For the transport networks, deterministic technologies will also be important to ensure reliable and high-quality performance for applications such as remote surgery, where a consistent quality of service is critical.
What are some new technologies that are improving infrastructure?
As we move towards the 5G era, new access technologies are being driven forward, with examples including next-generation PON, G.fast, G.hn, mesh Wi-Fi, 5G etc. The Broadband Forum’s role in this is to foster the ecosystem development, and compatibility and interoperability assurance that is necessary for these technologies to be mass-deployed.
In addition, new innovations in hybrid access and SDN/NFV are allowing these technologies to not only complement each other, but to be seamlessly operationalised in ways that are truly game-changing and disruptive.
The Broadband Forum is in the middle of this with multiple initiatives, including our work in Open Broadband, which is accelerating innovation and cooperation by providing a collaborative space for the integration and testing of new, open source, standards-based and vendor-provided implementations.
Can you give me some details on the Broadband QED project?
The Broadband QED project is one part of Broadband Forum’s focus on quality of experience, and brings together one of the Broadband Forum’s oldest members with one of its newest to create an ‘invisible’ network that will greatly enhance the quality of experience broadband networks provide.

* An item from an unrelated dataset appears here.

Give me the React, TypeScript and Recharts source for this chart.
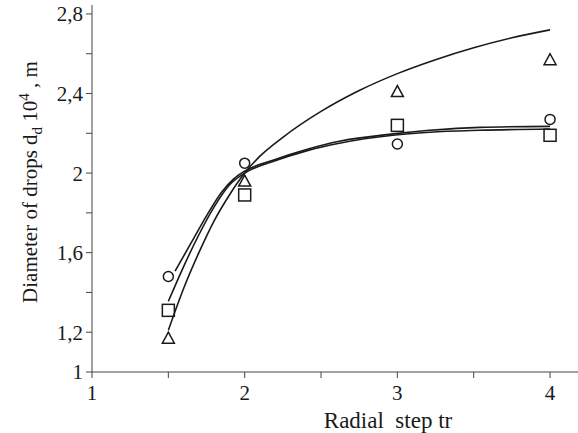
import React from "react";
import { ComposedChart, Line, Scatter, XAxis, YAxis } from "recharts";

// Measured points (radial step tr)
const stepX = [1.5, 2, 3, 4];
const circleVals = [1.48, 2.05, 2.146, 2.27];
const squareVals = [1.31, 1.89, 2.24, 2.19];
const triangleVals = [1.17, 1.96, 2.41, 2.57];

// Fitted curves
const triFitX = [1.5, 1.6, 1.7, 1.8, 1.9, 2.0, 2.1, 2.25, 2.5, 2.75, 3.0, 3.25, 3.5, 3.75, 4.0];
const triFitY = [1.21, 1.42, 1.6, 1.76, 1.89, 2.0, 2.085, 2.18, 2.31, 2.415, 2.5, 2.57, 2.63, 2.68, 2.72];
const circFitX = [1.544, 1.65, 1.75, 1.85, 1.93, 2.0, 2.185, 2.41, 2.62, 2.97, 3.21, 3.54, 4.0];
const circFitY = [1.507, 1.65, 1.785, 1.905, 1.972, 2.01, 2.065, 2.12, 2.16, 2.197, 2.215, 2.23, 2.235];
const sqFitX = [1.5, 1.6, 1.7, 1.8, 1.9, 2.0, 2.185, 2.41, 2.62, 2.97, 3.21, 3.54, 4.0];
const sqFitY = [1.355, 1.53, 1.69, 1.83, 1.94, 2.0, 2.058, 2.113, 2.15, 2.19, 2.205, 2.215, 2.222];

const xTicks = [1, 1.5, 2, 2.5, 3, 3.5, 4];
const yTicks = [1, 1.2, 1.4, 1.6, 1.8, 2, 2.2, 2.4, 2.6, 2.8];
const yLabeled = [1, 1.2, 1.6, 2, 2.4, 2.8];

const zip = (xs: number[], ys: number[]) => xs.map((x, i) => ({ x, y: ys[i] }));

const circleData = zip(stepX, circleVals);
const squareData = zip(stepX, squareVals);
const triangleData = zip(stepX, triangleVals);
const triFit = zip(triFitX, triFitY);
const circFit = zip(circFitX, circFitY);
const sqFit = zip(sqFitX, sqFitY);

const FONT = "Liberation Serif, Times New Roman, serif";
const INK = "#1a1a1a";
const AXIS = "#444";

const CircleShape = (p: any) => (
  <circle cx={p.cx} cy={p.cy} r={5} fill="none" stroke={INK} strokeWidth={1.5} />
);
const SquareShape = (p: any) => (
  <rect x={p.cx - 6} y={p.cy - 6} width={12} height={12} fill="none" stroke={INK} strokeWidth={1.5} />
);
const TriangleShape = (p: any) => (
  <polygon
    points={`${p.cx},${p.cy - 6} ${p.cx - 6},${p.cy + 5} ${p.cx + 6},${p.cy + 5}`}
    fill="none"
    stroke={INK}
    strokeWidth={1.5}
  />
);

const fmtY = (v: number) =>
  yLabeled.some((l) => Math.abs(l - v) < 1e-6) ? String(v).replace(".", ",") : "";
const fmtX = (v: number) => (Number.isInteger(v) ? String(v) : "");

const XTitle = () => (
  <text x={388} y={428} textAnchor="middle" fontFamily={FONT} fontSize={23} fill={INK}>
    Radial{"\u00a0\u00a0"}step tr
  </text>
);

const YTitle = () => (
  <text
    transform="translate(37,182) rotate(-90)"
    textAnchor="middle"
    fontFamily={FONT}
    fontSize={21}
    fill={INK}
  >
    <tspan>Diameter of drops d</tspan>
    <tspan fontSize={15} dy={5}>d</tspan>
    <tspan dy={-5}> 10</tspan>
    <tspan fontSize={15} dy={-8}>4</tspan>
    <tspan dy={8}> , m</tspan>
  </text>
);

const lineProps = {
  type: "monotone" as const,
  stroke: INK,
  strokeWidth: 1.6,
  dot: false,
  activeDot: false,
  isAnimationActive: false,
};

export default function App() {
  return (
    <div style={{ position: "absolute", left: 0, top: 0, background: "#fff" }}>
      <ComposedChart width={578} height={433} margin={{ top: 5, right: 0, bottom: 0, left: 0 }}>
        <XAxis
          type="number"
          dataKey="x"
          domain={[1, 4.183]}
          ticks={xTicks}
          tickFormatter={fmtX}
          allowDataOverflow
          height={61}
          tickSize={6}
          tickMargin={7}
          stroke={AXIS}
          tick={{ fontFamily: FONT, fontSize: 21, fill: INK }}
          label={{ content: () => <XTitle /> }}
        />
        <YAxis
          type="number"
          dataKey="y"
          domain={[1, 2.845]}
          ticks={yTicks}
          tickFormatter={fmtY}
          allowDataOverflow
          width={92}
          tickSize={6}
          tickMargin={3}
          stroke={AXIS}
          tick={{ fontFamily: FONT, fontSize: 21, fill: INK }}
          label={{ content: () => <YTitle /> }}
        />
        <Line data={triFit} dataKey="y" {...lineProps} />
        <Line data={circFit} dataKey="y" {...lineProps} />
        <Line data={sqFit} dataKey="y" {...lineProps} />
        <Scatter data={circleData} dataKey="y" shape={CircleShape} isAnimationActive={false} />
        <Scatter data={squareData} dataKey="y" shape={SquareShape} isAnimationActive={false} />
        <Scatter data={triangleData} dataKey="y" shape={TriangleShape} isAnimationActive={false} />
      </ComposedChart>
    </div>
  );
}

Going beyond broadband speed, Broadband QED uses quality attenuation to address factors such as latency, consistency, predictability and reliability. Using quality attenuation – a framework for capturing, measuring, managing, and manipulating performance aspects of networks and services they enable – will deliver better insight into quality of experience and application outcomes.
How did Vodafone come to be involved?
Vodafone has already trialled quality attenuation over a range of fixed-access technologies in its own network and successfully used it to identify broadband performance characteristics that ‘traditional’ packet-layer performance techniques and tools failed to reveal.
Like many operators, Vodafone is facing a challenge: how to change the mindset that the solution to better broadband performance is faster speed. In an IoT world with a multitude of new broadband-ready devices and complex applications, and a network which will increasingly attempt to provide a common experience across a variety of technologies and media types including 5G, the industry will need to look beyond speed to create a superior experience.
This is not a challenge that they can solve only for themselves, as the broadband ecosystem will need to support a new approach, and consumer perceptions will need to be reshaped through education and new innovations.